I wrote the other day about five things that we need to stop pretending in education. It was a challenge from educator Scott McLeod on Twitter and I thought it was an interesting exercise. I have certainly enjoyed reading how people have responded to Mr. McLeod’s challenge. Among my list was the observation that we might be “over committeeing” education. It was my honest reaction to the the challenge presented.
But, as sometimes happens, I may have had an incomplete thought there. My premise was that committees often become a place where bold ideas go to die a slow death. There are certainly times when that happens, but not always. Shortly after I wrote my post about five things that we pretend I attended two meetings with different sets of colleagues. Interestingly I came away from both meetings energized about what goes on in my school. When we go into these meetings with open minds and a willingness to have a dialogue about how to create a better school it is exciting.
In both of the meetings I attended people were excited about trying new ideas and the meetings centered around how to improve.

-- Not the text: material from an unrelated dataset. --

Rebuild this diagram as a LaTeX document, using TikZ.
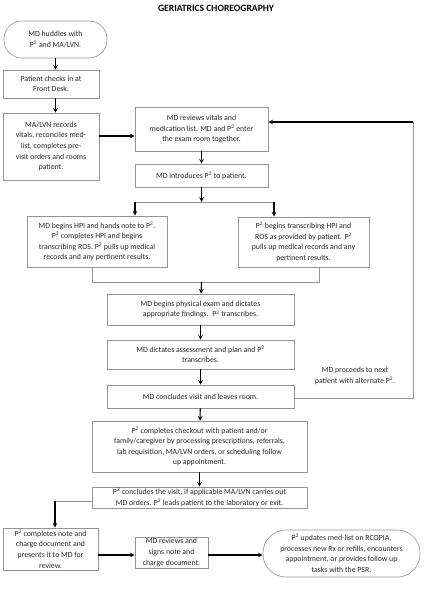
\documentclass[tikz,border=0pt]{standalone}
\usepackage{fontspec}
\setmainfont{Carlito}
\usetikzlibrary{arrows}

\newcommand{\Ptwo}{P\textsuperscript{2}}
\newcommand{\boxfont}{\fontsize{7.8}{10.6}\selectfont}

\tikzstyle{stepbox} = [draw=gray!85,line width=0.6pt,align=center,inner sep=1pt,font=\boxfont,text=black!85]
\tikzstyle{endbox} = [stepbox]
\tikzstyle{note} = [align=center,font=\boxfont,text=black!85]
\tikzstyle{arrowdecorate} = [->,>=stealth,line width=1.1pt]
\tikzstyle{joinline} = [draw=gray!85,line width=0.6pt]

\begin{document}
\begin{tikzpicture}[x=1pt,y=-1pt]
      \useasboundingbox (0,0) rectangle (431,599);
      \node[font=\fontsize{9.6}{11}\selectfont\bfseries] (title) at (216,8) {GERIATRICS CHOREOGRAPHY};
      %start and end
      \node[endbox, rounded corners=18pt, minimum width=103pt, minimum height=37pt] (huddle) at (55.5,39.5)
        {MD huddles with\\ \Ptwo{} and MA/LVN.};
      \node[endbox, rounded corners=23pt, minimum width=157pt, minimum height=47pt] (update) at (341.5,553.5)
        {\Ptwo{} updates med-list on RCOPIA,\\ processes new Rx or refills, encounters\\ appointment, or provides follow up\\ tasks with the PSR.};
      %steps
      \foreach \nodename/\x/\y/\w/\h/\txt in {
        checkin/51/84/96/28/{Patient checks in at\\ Front Desk.},
        record/51/146.5/96/67/{MA/LVN records\\ vitals, reconciles med-\\ list, completes pre-\\ visit orders and rooms\\ patient.},
        review/201.5/129/133/44/{MD reviews vitals and\\ medication list. MD and \Ptwo{} enter\\ the exam room together.},
        introduce/201.5/175.5/133/23/{MD introduces \Ptwo{} to patient.},
        hpi/97/241.5/140/51/{MD begins HPI and hands note to \Ptwo.\\ \Ptwo{} completes HPI and begins\\ transcribing ROS. \Ptwo{} pulls up medical\\ records and any pertinent results.},
        transcribe/303.5/242/131/50/{\Ptwo{} begins transcribing HPI and\\ ROS as provided by patient. \Ptwo\\ pulls up medical records and any\\ pertinent results.},
        exam/200.5/309.5/187/31/{MD begins physical exam and dictates\\ appropriate findings.\ \ \Ptwo{} transcribes.},
        plan/200.5/354.5/187/29/{MD dictates assessment and plan and \Ptwo\\ transcribes.},
        conclude/200.5/396.5/187/23/{MD concludes visit and leaves room.},
        checkout/199.5/446.5/215/51/{\Ptwo{} completes checkout with patient and/or\\ family/caregiver by processing prescriptions, referrals,\\ lab requisition, MA/LVN orders, or scheduling follow\\ up appointment.},
        leave/199.5/497.5/215/21/{\Ptwo{} concludes the visit, if applicable MA/LVN carries out\\ MD orders. \Ptwo{} leads patient to the laboratory or exit.},
        signoff/50.5/549/95/42/{\Ptwo{} completes note and\\ charge document and\\ presents it to MD for\\ review.},
        sign/171.5/552.5/73/31/{MD reviews and\\ signs note and\\ charge document.}}
      {
        \node[stepbox, minimum width=\w pt, minimum height=\h pt] (\nodename) at (\x,\y) {\txt};
      };
      \node[note] (nextlabel) at (355,376) {MD proceeds to next\\ patient with alternate \Ptwo.};
      %junctions
      \coordinate (split) at (201.5,202);
      \coordinate (sl) at (135,202);
      \coordinate (sr) at (274,202);
      \coordinate (jl) at (92,282);
      \coordinate (jr) at (319,282);
      \coordinate (jm) at (201.5,282);
      \coordinate (fb) at (413,122);
      \coordinate (fbb) at (413,398);
      \coordinate (lv) at (55,501);
      \coordinate (rowa) at (0,136);
      \coordinate (rowb) at (0,555);
      %edges
      \draw[arrowdecorate] (huddle.south) -- (huddle.south |- checkin.north);
      \draw[arrowdecorate] (checkin.south -| huddle.south) -- (huddle.south |- record.north);
      \draw[arrowdecorate] (record.east |- rowa) -- (review.west |- rowa);
      \draw[arrowdecorate] (review) -- (introduce);
      \draw[arrowdecorate] (introduce) -- (split);
      \path[joinline] (sl) -- (sr);
      \draw[arrowdecorate] (sl) -- (sl |- hpi.north);
      \draw[arrowdecorate] (sr) -- (sr |- transcribe.north);
      \path[joinline] (jl |- hpi.south) -- (jl) -- (jr) -- (jr |- transcribe.south);
      \draw[arrowdecorate] (jm) -- (exam);
      \foreach \startnode/\endnode in {exam/plan, plan/conclude, conclude/checkout, checkout/leave}
      {
        \draw[arrowdecorate] (\startnode) -- (\endnode);
      };
      \path[joinline] (conclude.east |- fbb) -- (fbb) -- (fb);
      \draw[arrowdecorate] (fb) -- (fb -| review.east);
      \path[joinline] (leave.west |- lv) -- (lv);
      \draw[arrowdecorate] (lv) -- (lv |- signoff.north);
      \draw[arrowdecorate] (signoff.east |- rowb) -- (sign.west |- rowb);
      \draw[arrowdecorate] (sign.east |- rowb) -- (update.west |- rowb);
\end{tikzpicture}
\end{document}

This is how schools are going to change. If this were one of my political posts I would now shift from these meetings where we actually talked about change and put ideas on the table to see if the group could turn ideas into action and our current legislature. If you have communicated with a Republican legislator in the last week you know that they don’t veer from their talking points at all. But, this isn’t one of those posts, so I will leave that for another time.
Suffice it to say, I retract one of my “things we need to stop pretending.” Instead I suggest we continue to find ways to open up our professional learning networks and keep talking. My principal recently shifted several of our committees into “action teams.” While I am usually dubious of semantic shifts, I actually like this one. We need to be about taking action. Real dialogue about learning needs to turn into action in the classroom. I am seeing it happen in my building day by day and week by week. My school is going to be better today than it was yesterday. That’s how we are going to reform education. WE are going to reform education through discussion, debate, consensus, and ACTION.